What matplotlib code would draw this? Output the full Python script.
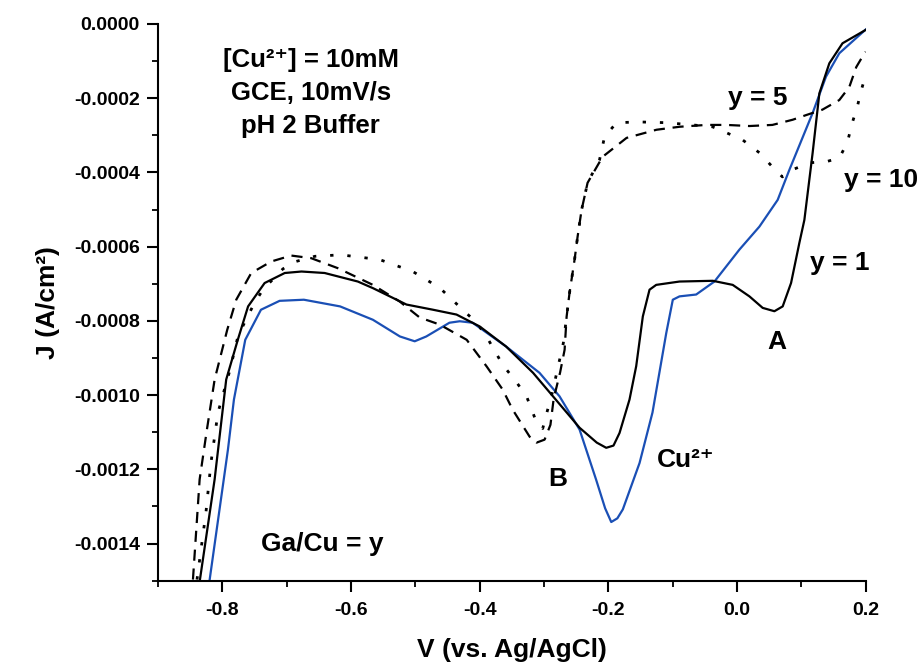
import matplotlib
matplotlib.use("Agg")
import matplotlib.pyplot as plt
from matplotlib.ticker import MultipleLocator, FuncFormatter

plt.rcParams['font.family'] = ['Liberation Sans', 'DejaVu Sans']
plt.rcParams['font.weight'] = 'bold'

# Cu2+ only (blue)
v_cu = [-0.8197, -0.7913, -0.782, -0.7644, -0.740, -0.711, -0.6733, -0.617, -0.566,
        -0.524, -0.501, -0.483, -0.447, -0.431, -0.411, -0.359, -0.307, -0.276,
        -0.2447, -0.219, -0.205, -0.1955, -0.186, -0.1775, -0.1515, -0.1314, -0.110,
        -0.0998, -0.0894, -0.0635, -0.0351, 0.0037, 0.0348, 0.0632, 0.0814, 0.1175,
        0.1383, 0.159, 0.2]
j_cu = [-0.001497, -0.0011467, -0.001012, -0.000851, -0.000770, -0.000746, -0.000743,
        -0.000761, -0.000797, -0.000842, -0.000855, -0.000842, -0.000805, -0.000801,
        -0.000805, -0.000869, -0.000940, -0.001003, -0.001093, -0.001228, -0.001305,
        -0.001342, -0.001332, -0.001308, -0.001183, -0.001047, -0.000833, -0.000743,
        -0.000734, -0.000729, -0.000694, -0.000608, -0.000546, -0.000474, -0.000393,
        -0.000240, -0.000142, -0.0000789, -0.000015]

# Ga/Cu = 1 (solid black)
v_y1 = [-0.8348, -0.812, -0.794, -0.776, -0.760, -0.7343, -0.703, -0.677, -0.641,
        -0.5894, -0.5657, -0.5138, -0.4725, -0.436, -0.400, -0.359, -0.317, -0.2862,
        -0.2447, -0.218, -0.2033, -0.192, -0.1826, -0.1671, -0.1567, -0.1464, -0.136,
        -0.1256, -0.0894, -0.0377, -0.0067, 0.0193, 0.0399, 0.0581, 0.071, 0.084,
        0.0969, 0.1047, 0.1175, 0.128, 0.1435, 0.164, 0.2]
j_y1 = [-0.001497, -0.001227, -0.000958, -0.000851, -0.000761, -0.000698, -0.000671,
        -0.000667, -0.000671, -0.000694, -0.000712, -0.000756, -0.000770, -0.000783,
        -0.000815, -0.000869, -0.000940, -0.001003, -0.001088, -0.001128, -0.001142,
        -0.001136, -0.001102, -0.001012, -0.000922, -0.000788, -0.000716, -0.000703,
        -0.000694, -0.000692, -0.000703, -0.000734, -0.000765, -0.000774, -0.000761,
        -0.000698, -0.000590, -0.000528, -0.000348, -0.000187, -0.000106, -0.000052,
        -0.000016]

# Ga/Cu = 5 (dashed)
v_y5 = [-0.8457, -0.8353, -0.824, -0.812, -0.7924, -0.7784, -0.7551, -0.724, -0.693,
        -0.662, -0.6205, -0.566, -0.5242, -0.4932, -0.4621, -0.4202, -0.3891,
        -0.3643, -0.3488, -0.3224, -0.3115, -0.2991, -0.2900, -0.2850, -0.2750,
        -0.2680, -0.2649, -0.2603, -0.2525, -0.2478, -0.2416, -0.2323, -0.209,
        -0.1717, -0.1251, -0.0894, -0.0475, -0.0166, 0.0193, 0.0550, 0.0866,
        0.1083, 0.1326, 0.159, 0.1745, 0.1854, 0.1947, 0.2]
j_y5 = [-0.001497, -0.001227, -0.001093, -0.000958, -0.000824, -0.000743, -0.000671,
        -0.000640, -0.000624, -0.000631, -0.000658, -0.000703, -0.000748, -0.000791,
        -0.000810, -0.000851, -0.000923, -0.000985, -0.001039, -0.001112, -0.001128,
        -0.001120, -0.001080, -0.001010, -0.000939, -0.000878, -0.000789, -0.000724,
        -0.000635, -0.000573, -0.000501, -0.000428, -0.000358, -0.000307, -0.000285,
        -0.000277, -0.000272, -0.000272, -0.000275, -0.000272, -0.000258, -0.000245,
        -0.000231, -0.000205, -0.000170, -0.000116, -0.0000888, -0.000075]

# Ga/Cu = 10 (dotted)
v_y10 = [-0.8394, -0.8255, -0.8177, -0.8068, -0.788, -0.7758, -0.7634, -0.7498, -0.737,
         -0.7059, -0.6857, -0.6562, -0.6158, -0.5553, -0.504, -0.4621, -0.4264,
         -0.4047, -0.3891, -0.3643, -0.3425, -0.327, -0.3115, -0.3020, -0.2960,
         -0.2866, -0.2790, -0.2700, -0.2649, -0.2603, -0.2525, -0.2478, -0.2416,
         -0.2323, -0.2137, -0.2059, -0.1873, -0.1516, -0.1096, -0.0693, -0.0382,
         -0.0166, 0.0084, 0.0348, 0.055, 0.0705, 0.0860, 0.1124, 0.1388, 0.159,
         0.1714, 0.1792, 0.187, 0.1932, 0.198]
j_y10 = [-0.001497, -0.001316, -0.001182, -0.001047, -0.000931, -0.000842, -0.000797,
         -0.000751, -0.000716, -0.000660, -0.000640, -0.000626, -0.000622, -0.000635,
         -0.000667, -0.000711, -0.000770, -0.000805, -0.000843, -0.000918, -0.000966,
         -0.001004, -0.001074, -0.001090, -0.001050, -0.000990, -0.000930, -0.000860,
         -0.000789, -0.000724, -0.000635, -0.000573, -0.000501, -0.000428, -0.000366,
         -0.000304, -0.000266, -0.000264, -0.000266, -0.000272, -0.000277, -0.000293,
         -0.000312, -0.000347, -0.000385, -0.000412, -0.000393, -0.000374, -0.000371,
         -0.000361, -0.000320, -0.000266, -0.000223, -0.000178, -0.000150]

x_ticks = [-0.8, -0.6, -0.4, -0.2, 0.0, 0.2]
y_ticks = [0.0, -0.0002, -0.0004, -0.0006, -0.0008, -0.0010, -0.0012, -0.0014]

fig = plt.figure(figsize=(9.23, 6.64), dpi=100)
ax = fig.add_axes([0.1712, 0.1255, 0.7667, 0.8384])

lw = 1.6
style = dict(solid_joinstyle='round', dash_joinstyle='round')
ax.plot(v_cu, j_cu, color='#1a4fb5', lw=lw, **style)
ax.plot(v_y1, j_y1, color='black', lw=lw, **style)
ax.plot(v_y5, j_y5, color='black', lw=lw, dashes=(5, 3.5), **style)
ax.plot(v_y10, j_y10, color='black', lw=lw + 0.4, dashes=(1.2, 5), **style)

ax.set_xlim(-0.9, 0.2)
ax.set_ylim(-0.0015, 0.0)
ax.set_xticks(x_ticks)
ax.set_yticks(y_ticks)
ax.xaxis.set_minor_locator(MultipleLocator(0.1))
ax.yaxis.set_minor_locator(MultipleLocator(0.0001))
ax.xaxis.set_major_formatter(FuncFormatter(lambda v, p: "0.0" if abs(v) < 1e-9 else f"{v:.1f}"))
ax.yaxis.set_major_formatter(FuncFormatter(lambda v, p: "0.0000" if abs(v) < 1e-12 else f"{v:.4f}"))

for s in ['top', 'right']:
    ax.spines[s].set_visible(False)
for s in ['left', 'bottom']:
    ax.spines[s].set_linewidth(1.5)

ax.tick_params(which='major', direction='out', length=8, width=1.5, labelsize=14)
ax.tick_params(axis='x', which='major', pad=7)
ax.tick_params(axis='y', which='major', pad=5)
ax.tick_params(which='minor', direction='out', length=4.5, width=1.3)
for lab in ax.get_xticklabels() + ax.get_yticklabels():
    lab.set_fontweight('bold')

ax.set_xlabel('V (vs. Ag/AgCl)', fontsize=19, fontweight='bold', labelpad=14)
ax.set_ylabel('J (A/cm²)', fontsize=19, fontweight='bold', labelpad=10)

tk = dict(ha='center', va='center', fontsize=18.5, fontweight='bold')
ax.text(-0.6624, -0.0000969, '[Cu²⁺] = 10mM', **tk)
ax.text(-0.6624, -0.0001857, 'GCE, 10mV/s', **tk)
ax.text(-0.6624, -0.0002746, 'pH 2 Buffer', **tk)

lk = dict(ha='center', va='center', fontsize=19, fontweight='bold', clip_on=False)
ax.text(0.0317, -0.000199, 'y = 5', **lk)
ax.text(0.2242, -0.00042, 'y = 10', **lk)
ax.text(0.159, -0.000643, 'y = 1', **lk)
ax.text(0.0612, -0.000856, 'A', **lk)
ax.text(-0.0801, -0.001174, 'Cu²⁺', **lk)
ax.text(-0.2789, -0.001227, 'B', **lk)
ax.text(-0.6453, -0.001402, 'Ga/Cu = y', **lk)

fig.savefig('out.png', dpi=100)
────────
_To be done_. Repeat exactly and only the lines from the start of the data above through the line that holds "plt.rcParams['font.weight'] = 'bold'", inclusive. Pictures do not belong in the copy.

_Solution to the exercise_.
What matplotlib code would draw this? Output the full Python script.
import matplotlib
matplotlib.use("Agg")
import matplotlib.pyplot as plt
from matplotlib.ticker import MultipleLocator, FuncFormatter

plt.rcParams['font.family'] = ['Liberation Sans', 'DejaVu Sans']
plt.rcParams['font.weight'] = 'bold'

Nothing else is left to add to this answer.